Via Chris Joye today:
Pity the perma-bears, because the great Aussie housing boom is back. As we predicted in April 2017 when prices were still in free fall, the value of bricks and mortar has started rising quickly following the first two Reserve Bank of Australia rate cuts.
In Sydney, home values have surged an incredible 1.3 per cent in August (the biggest jump since March 2017), according to CoreLogic. And Melbourne prices are appreciating almost as rapidly, climbing 1.2 per cent in August, the best result since May 2017.
Even the subdued Brisbane market has recorded two consecutive months of capital gains. Across Australia’s five largest capital cities, home values inflated more than 0.8 per cent in August after a 0.1 per cent gain in July. That makes August the strongest month nationally since April 2017.
Pity Australians not housing permabears. This is a unique form of torture few nations have had to endure for so long. That said, you can’t extrapolate price gains after two months.
UBS climbs in too, via the excellent George Theranou:
Could housing reflation/financial stability concerns stop the RBA from cutting?
Lowe cautioned “With [fiscal stimulus & reform] levers stuck, the challenge we face is monetary policy is carrying too much of a burden”; & warned “We can be confident that lower interest rates will push up asset prices, & I think that later on we will have problems because of that”. This is consistent with the shift Lowe made as Governor in the 2016 Conduct of Monetary Policy, when he explicitly added “flexibility” to the inflation target “between 2 & 3%, on average, over time”, & linked “including financial stability” to this objective. That said, we recently asked the Governor on the risk of a repeat of the 2016 cuts which led to a lift of home loans & prices, & he said “I don’t see us likely to go into another period of very rapid credit growth; if we did then we’d have to rethink.” Notably, Deputy Governor Debelle argued this week housing (prices) stabilised, but “doesn’t seem to me to be off to the races”. We are becoming less sure the rebound of auction clearance rates & ~10% m/m annualised pace of house prices in August is a blip (rather than our risk case it becomes a new trend).

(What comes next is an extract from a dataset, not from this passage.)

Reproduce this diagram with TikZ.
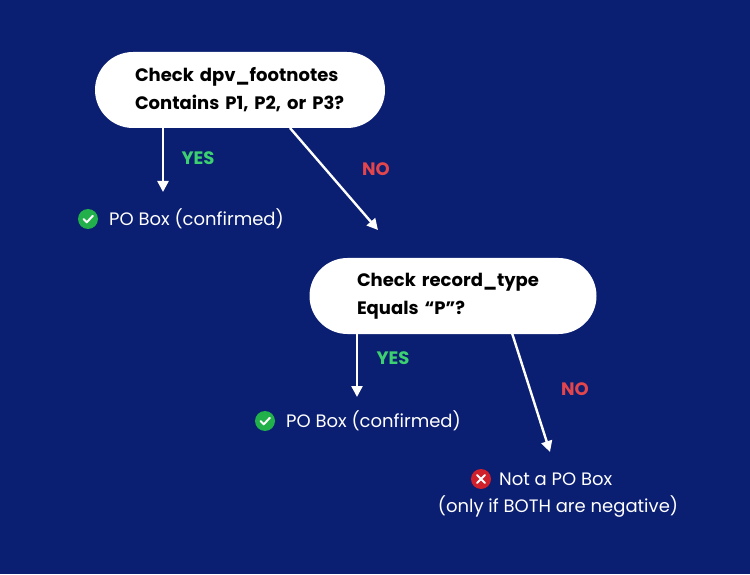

UBS still expect RBA to cut in Oct & Feb, but with risk of more amid trade wars
Surely we’re not so completely mad as to replay the 2013-16 macroprudential policy debate. What is the unsackable Wayne Byers and his Zombie APRA doing about any renewed house price boom?
Let’s stay rational here. This is pent up demand. We always see big price gains at the market turn. The economy is buggered, construction is not going to turn around, a massive income shock is building, and I doubt a few house price rises will get households off the mat while global turmoil persists, so there are major headwinds ahead.
The nightmare scenario of a narrow existing dwelling, low volume price boom stoked by loony policy, mass immigration and collapsing apartment credibility is visible but is still an upside risk not a reality.
If it does come about, sell into it!